**Goal of the exercise**
Search the data below for "script"; list each line that holds it.
- - -
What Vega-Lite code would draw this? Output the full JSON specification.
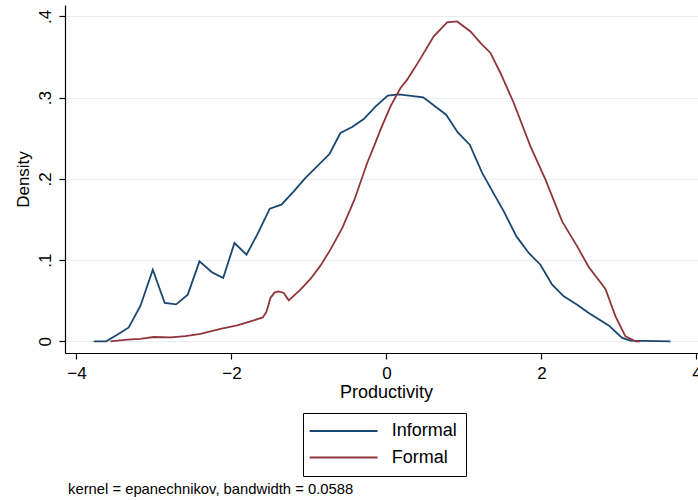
{
  "$schema": "https://vega.github.io/schema/vega-lite/v6.json",
  "width": 633,
  "height": 348,
  "autosize": {"type": "none"},
  "padding": {"left": 65, "top": 5, "right": 0, "bottom": 147},
  "background": "white",
  "title": {
    "text": "kernel = epanechnikov, bandwidth = 0.0588",
    "orient": "bottom",
    "anchor": "start",
    "frame": "group",
    "font": "Liberation Sans",
    "fontSize": 14.8,
    "fontWeight": "normal",
    "color": "black",
    "offset": 5,
    "dx": 3
  },
  "config": {"view": {"stroke": null}, "font": "Liberation Sans"},
  "data": {
    "values": [
      {"series": "Informal", "x": -3.777, "y": 0},
      {"series": "Informal", "x": -3.617, "y": 0},
      {"series": "Informal", "x": -3.475, "y": 0.0082},
      {"series": "Informal", "x": -3.325, "y": 0.0172},
      {"series": "Informal", "x": -3.174, "y": 0.0439},
      {"series": "Informal", "x": -3.015, "y": 0.0882},
      {"series": "Informal", "x": -2.861, "y": 0.0473},
      {"series": "Informal", "x": -2.714, "y": 0.0455},
      {"series": "Informal", "x": -2.564, "y": 0.0575},
      {"series": "Informal", "x": -2.413, "y": 0.0985},
      {"series": "Informal", "x": -2.249, "y": 0.0849},
      {"series": "Informal", "x": -2.107, "y": 0.078},
      {"series": "Informal", "x": -1.961, "y": 0.1211},
      {"series": "Informal", "x": -1.806, "y": 0.1067},
      {"series": "Informal", "x": -1.661, "y": 0.1326},
      {"series": "Informal", "x": -1.506, "y": 0.1633},
      {"series": "Informal", "x": -1.355, "y": 0.1682},
      {"series": "Informal", "x": -1.196, "y": 0.1846},
      {"series": "Informal", "x": -1.045, "y": 0.2011},
      {"series": "Informal", "x": -0.735, "y": 0.2306},
      {"series": "Informal", "x": -0.594, "y": 0.2565},
      {"series": "Informal", "x": -0.443, "y": 0.2639},
      {"series": "Informal", "x": -0.293, "y": 0.2737},
      {"series": "Informal", "x": -0.142, "y": 0.289},
      {"series": "Informal", "x": 0.017, "y": 0.3024},
      {"series": "Informal", "x": 0.159, "y": 0.304},
      {"series": "Informal", "x": 0.474, "y": 0.3003},
      {"series": "Informal", "x": 0.77, "y": 0.279},
      {"series": "Informal", "x": 0.92, "y": 0.2572},
      {"series": "Informal", "x": 1.075, "y": 0.2421},
      {"series": "Informal", "x": 1.235, "y": 0.2073},
      {"series": "Informal", "x": 1.428, "y": 0.1744},
      {"series": "Informal", "x": 1.514, "y": 0.16},
      {"series": "Informal", "x": 1.677, "y": 0.1292},
      {"series": "Informal", "x": 1.836, "y": 0.1088},
      {"series": "Informal", "x": 1.987, "y": 0.0944},
      {"series": "Informal", "x": 2.138, "y": 0.0698},
      {"series": "Informal", "x": 2.288, "y": 0.0554},
      {"series": "Informal", "x": 2.461, "y": 0.0452},
      {"series": "Informal", "x": 2.61, "y": 0.035},
      {"series": "Informal", "x": 2.868, "y": 0.0197},
      {"series": "Informal", "x": 3.041, "y": 0.0042},
      {"series": "Informal", "x": 3.148, "y": 0.0009},
      {"series": "Informal", "x": 3.665, "y": 0},
      {"series": "Formal", "x": -3.561, "y": 0},
      {"series": "Formal", "x": -3.346, "y": 0.0021},
      {"series": "Formal", "x": -3.174, "y": 0.003},
      {"series": "Formal", "x": -3.003, "y": 0.0054},
      {"series": "Formal", "x": -2.787, "y": 0.0049},
      {"series": "Formal", "x": -2.594, "y": 0.0064},
      {"series": "Formal", "x": -2.4, "y": 0.0091},
      {"series": "Formal", "x": -2.142, "y": 0.0153},
      {"series": "Formal", "x": -1.926, "y": 0.0197},
      {"series": "Formal", "x": -1.755, "y": 0.0246},
      {"series": "Formal", "x": -1.596, "y": 0.0295},
      {"series": "Formal", "x": -1.548, "y": 0.0366},
      {"series": "Formal", "x": -1.497, "y": 0.0534},
      {"series": "Formal", "x": -1.445, "y": 0.06},
      {"series": "Formal", "x": -1.39, "y": 0.0615},
      {"series": "Formal", "x": -1.325, "y": 0.0596},
      {"series": "Formal", "x": -1.261, "y": 0.0505},
      {"series": "Formal", "x": -1.11, "y": 0.0636},
      {"series": "Formal", "x": -0.981, "y": 0.0768},
      {"series": "Formal", "x": -0.852, "y": 0.0932},
      {"series": "Formal", "x": -0.723, "y": 0.1129},
      {"series": "Formal", "x": -0.568, "y": 0.14},
      {"series": "Formal", "x": -0.413, "y": 0.1744},
      {"series": "Formal", "x": -0.249, "y": 0.2196},
      {"series": "Formal", "x": -0.142, "y": 0.2446},
      {"series": "Formal", "x": -0.077, "y": 0.2606},
      {"series": "Formal", "x": 0.052, "y": 0.2892},
      {"series": "Formal", "x": 0.181, "y": 0.3119},
      {"series": "Formal", "x": 0.267, "y": 0.3221},
      {"series": "Formal", "x": 0.417, "y": 0.3446},
      {"series": "Formal", "x": 0.61, "y": 0.3754},
      {"series": "Formal", "x": 0.783, "y": 0.3926},
      {"series": "Formal", "x": 0.912, "y": 0.3938},
      {"series": "Formal", "x": 1.084, "y": 0.3815},
      {"series": "Formal", "x": 1.213, "y": 0.3673},
      {"series": "Formal", "x": 1.342, "y": 0.355},
      {"series": "Formal", "x": 1.471, "y": 0.3303},
      {"series": "Formal", "x": 1.643, "y": 0.2934},
      {"series": "Formal", "x": 1.858, "y": 0.24},
      {"series": "Formal", "x": 2.052, "y": 0.199},
      {"series": "Formal", "x": 2.267, "y": 0.1477},
      {"series": "Formal", "x": 2.461, "y": 0.1169},
      {"series": "Formal", "x": 2.61, "y": 0.0916},
      {"series": "Formal", "x": 2.826, "y": 0.0645},
      {"series": "Formal", "x": 2.955, "y": 0.0308},
      {"series": "Formal", "x": 3.084, "y": 0.0062},
      {"series": "Formal", "x": 3.213, "y": 0},
      {"series": "Formal", "x": 3.277, "y": 0}
    ]
  },
  "mark": {"type": "line", "strokeWidth": 1.8},
  "encoding": {
    "x": {
      "field": "x",
      "type": "quantitative",
      "scale": {"domain": [-4.148, 4.02], "nice": false, "zero": false},
      "axis": {
        "values": [-4, -2, 0, 2, 4],
        "title": "Productivity",
        "grid": false,
        "domainColor": "black",
        "domainWidth": 1.2,
        "tickColor": "black",
        "tickWidth": 1.2,
        "tickSize": 6,
        "labelFont": "Liberation Sans",
        "labelFontSize": 17,
        "labelColor": "black",
        "labelBaseline": "alphabetic",
        "labelPadding": 19,
        "labelFlush": false,
        "labelOverlap": false,
        "titleFont": "Liberation Sans",
        "titleFontSize": 18,
        "titleFontWeight": "normal",
        "titleColor": "black",
        "titleX": 321,
        "titleY": 44,
        "titleBaseline": "alphabetic",
        "titleAlign": "center"
      }
    },
    "y": {
      "field": "y",
      "type": "quantitative",
      "scale": {"domain": [-0.0143, 0.414], "nice": false, "zero": false},
      "axis": {
        "values": [0, 0.1, 0.2, 0.3, 0.4],
        "labelExpr": "datum.value == 0 ? '0' : replace(format(datum.value, '.1f'), '0.', '.')",
        "title": "Density",
        "grid": true,
        "gridColor": "#e6eef2",
        "gridWidth": 1.2,
        "domainColor": "black",
        "domainWidth": 1.2,
        "tickColor": "black",
        "tickWidth": 1.2,
        "tickSize": 6,
        "labelFont": "Liberation Sans",
        "labelFontSize": 17,
        "labelColor": "black",
        "labelAngle": 270,
        "labelAlign": "center",
        "labelBaseline": "alphabetic",
        "labelPadding": 9,
        "labelFlush": false,
        "labelOverlap": false,
        "titleFont": "Liberation Sans",
        "titleFontSize": 17,
        "titleFontWeight": "normal",
        "titleColor": "black",
        "titleAngle": 270,
        "titleX": -37,
        "titleBaseline": "alphabetic",
        "titleAlign": "center"
      }
    },
    "color": {
      "field": "series",
      "type": "nominal",
      "scale": {"domain": ["Informal", "Formal"], "range": ["#1a476f", "#90353b"]},
      "legend": {
        "title": null,
        "orient": "none",
        "legendX": 238,
        "legendY": 408,
        "direction": "vertical",
        "symbolType": "M-2,0H10",
        "symbolSize": 128,
        "symbolStrokeWidth": 2,
        "labelFont": "Liberation Sans",
        "labelFontSize": 18,
        "labelColor": "black",
        "labelOffset": 61.7,
        "labelLimit": 300,
        "strokeColor": "black",
        "fillColor": "white",
        "padding": 9,
        "rowPadding": 8.5
      }
    }
  }
}
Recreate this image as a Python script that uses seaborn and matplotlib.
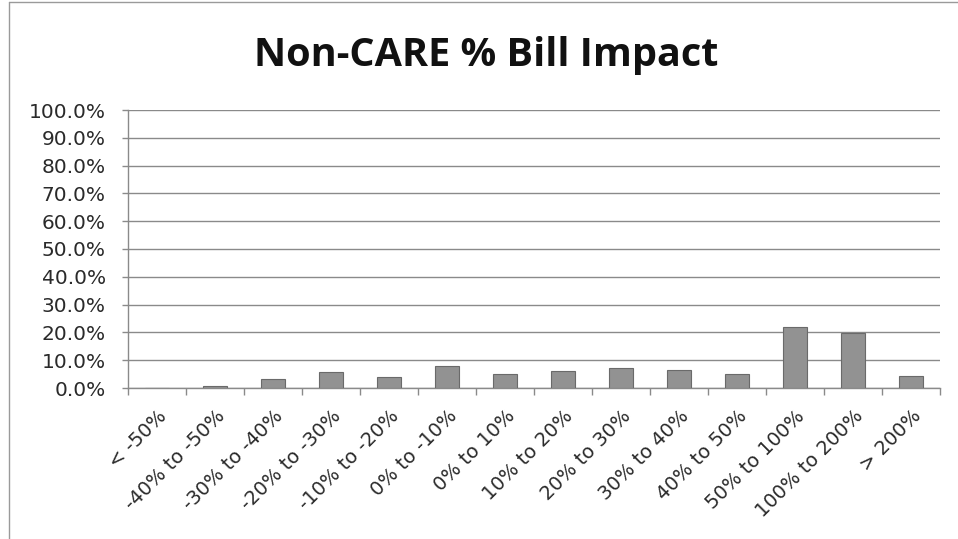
import matplotlib
matplotlib.use("Agg")
import matplotlib.pyplot as plt
import matplotlib.transforms as mtransforms
from matplotlib.lines import Line2D
from matplotlib.ticker import FixedLocator, PercentFormatter
import seaborn as sns
import pandas as pd

# Bill impact buckets and share of Non-CARE customers in each (%)
categories = ["< -50%", "-40% to -50%", "-30% to -40%", "-20% to -30%",
              "-10% to -20%", "0% to -10%", "0% to 10%", "10% to 20%",
              "20% to 30%", "30% to 40%", "40% to 50%", "50% to 100%",
              "100% to 200%", "> 200%"]
shares = [0.0, 0.6, 3.2, 5.9, 3.8, 7.9, 5.1, 6.0, 7.2, 6.5, 5.2, 21.9, 19.8, 4.4]
y_ticks = [0, 10, 20, 30, 40, 50, 60, 70, 80, 90, 100]

df = pd.DataFrame({"bucket": categories, "share": shares})

sns.set_theme(style="white")
plt.rcParams["font.family"] = ["DejaVu Sans"]

fig = plt.figure(figsize=(9.58, 5.39), dpi=100)
ax = fig.add_axes([128 / 958, 1 - 388 / 539, (940 - 128) / 958, (388 - 110) / 539])

sns.barplot(data=df, x="bucket", y="share", ax=ax, color="#929292",
            width=0.43, edgecolor="#6a6a6a", linewidth=0.8, zorder=3)

ax.set_ylim(0, 100)
ax.set_xlim(-0.5, len(categories) - 0.5)
ax.yaxis.set_major_locator(FixedLocator(y_ticks))
ax.yaxis.set_major_formatter(PercentFormatter(decimals=1))
ax.grid(axis="y", color="#8a8a8a", linewidth=1.0, zorder=0)
ax.set_axisbelow(True)

for side in ("top", "right"):
    ax.spines[side].set_visible(False)
for side in ("left", "bottom"):
    ax.spines[side].set_color("#8a8a8a")
    ax.spines[side].set_linewidth(1.0)

ax.set_xlabel("")
ax.set_ylabel("")

# category boundary ticks below the axis
ax.set_xticks([i - 0.5 for i in range(len(categories) + 1)], minor=True)
ax.tick_params(axis="x", which="minor", bottom=True, length=5, width=1, color="#8a8a8a")
ax.tick_params(axis="x", which="major", bottom=True, length=0, pad=18,
               labelsize=14, labelcolor="#2a2a2a")
ax.tick_params(axis="y", which="major", left=True, length=4, width=1, color="#8a8a8a",
               pad=12, labelsize=14.5, labelcolor="#2a2a2a")

ax.set_xticks(range(len(categories)))
ax.set_xticklabels(categories, rotation=45, ha="right", va="center",
                   rotation_mode="anchor")
offset = mtransforms.ScaledTranslation(7 / 100, 0, fig.dpi_scale_trans)
for lbl in ax.get_xticklabels():
    lbl.set_transform(lbl.get_transform() + offset)

fig.text(0.508, 0.897, "Non-CARE % Bill Impact", ha="center", va="center",
         fontsize=28.5, fontweight="bold", family=["Open Sans", "DejaVu Sans"],
         color="#111111")

# chart frame edges
fig.add_artist(Line2D([9 / 958, 9 / 958], [0, 1 - 2 / 539], transform=fig.transFigure,
                      color="#9a9a9a", linewidth=1.0))
fig.add_artist(Line2D([9 / 958, 1], [1 - 2 / 539, 1 - 2 / 539], transform=fig.transFigure,
                      color="#9a9a9a", linewidth=1.0))

fig.savefig("out.png", dpi=100, facecolor="white")
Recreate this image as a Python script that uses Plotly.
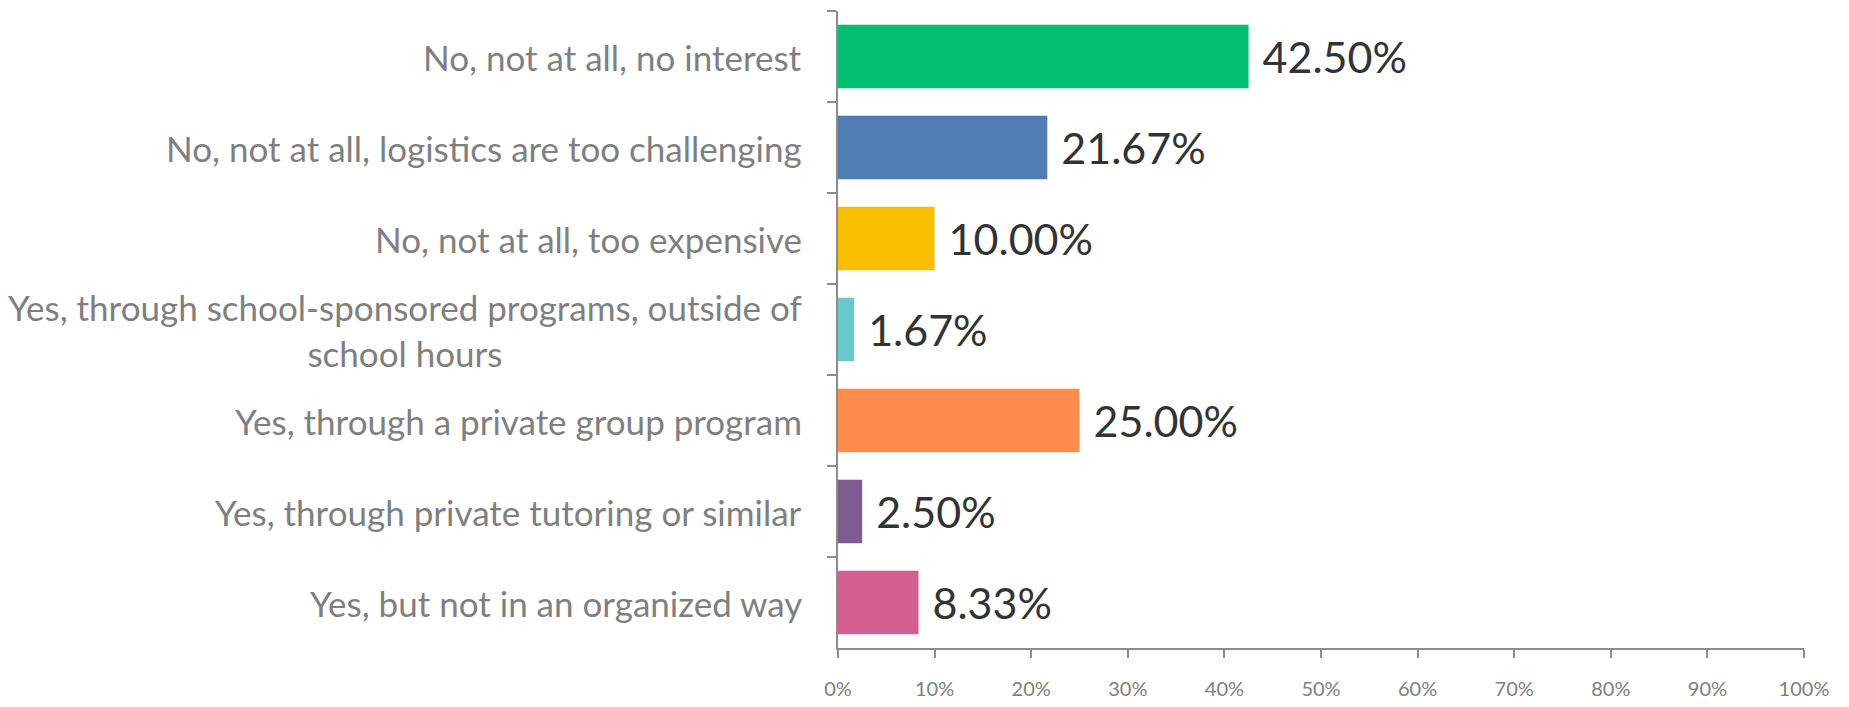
import plotly.graph_objects as go

categories = [
    "No, not at all, no interest",
    "No, not at all, logistics are too challenging",
    "No, not at all, too expensive",
    "Yes, through school-sponsored programs, outside of<br>school hours",
    "Yes, through a private group program",
    "Yes, through private tutoring or similar",
    "Yes, but not in an organized way",
]
values = [42.50, 21.67, 10.00, 1.67, 25.00, 2.50, 8.33]
colors = ["#00BF6F", "#507CB6", "#F9BE00", "#6BC8CD", "#FF8B4F", "#7D5C91", "#D25F90"]
x_ticks = [0, 10, 20, 30, 40, 50, 60, 70, 80, 90, 100]
x_tick_labels = [f"{v}%" for v in x_ticks]

FONT = "Lato, 'Open Sans', sans-serif"

fig = go.Figure()
fig.add_trace(go.Bar(
    y=categories,
    x=values,
    orientation="h",
    marker=dict(color=colors, line=dict(width=0)),
    text=[f"\u00a0{v:.2f}%" for v in values],
    textposition="outside",
    constraintext="none",
    cliponaxis=False,
    textfont=dict(family=FONT, size=43, color="#333333"),
    hoverinfo="skip",
))

for cat in categories:
    fig.add_annotation(
        x=0, xref="paper", y=cat, yref="y",
        text=cat, showarrow=False,
        xanchor="right", yanchor="middle", align="center",
        xshift=-34,
        font=dict(family=FONT, size=35, color="#7f7f7f"),
    )

fig.update_layout(
    width=1849, height=707,
    margin=dict(l=830, r=53, t=3, b=67),
    paper_bgcolor="white",
    plot_bgcolor="white",
    showlegend=False,
    bargap=0.3,
    xaxis=dict(
        range=[0, 100],
        tickvals=x_ticks,
        ticktext=x_tick_labels,
        showgrid=False,
        zeroline=False,
        showline=True,
        linecolor="#8c8c8c",
        linewidth=2,
        ticks="outside",
        ticklen=8,
        tickcolor="#8c8c8c",
        tickwidth=2,
        ticklabelstandoff=14,
        tickfont=dict(family=FONT, size=20, color="#808080"),
    ),
    yaxis=dict(
        autorange="reversed",
        showticklabels=False,
        showgrid=False,
        zeroline=False,
        showline=True,
        linecolor="#8c8c8c",
        linewidth=2,
        ticks="outside",
        tickson="boundaries",
        ticklen=9,
        tickcolor="#8c8c8c",
        tickwidth=2,
    ),
)

fig.write_html("out.html")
- - -
**The solution**
Recreate this image as a Python script that uses seaborn and matplotlib.
Recreate this image as a Python script that uses Plotly.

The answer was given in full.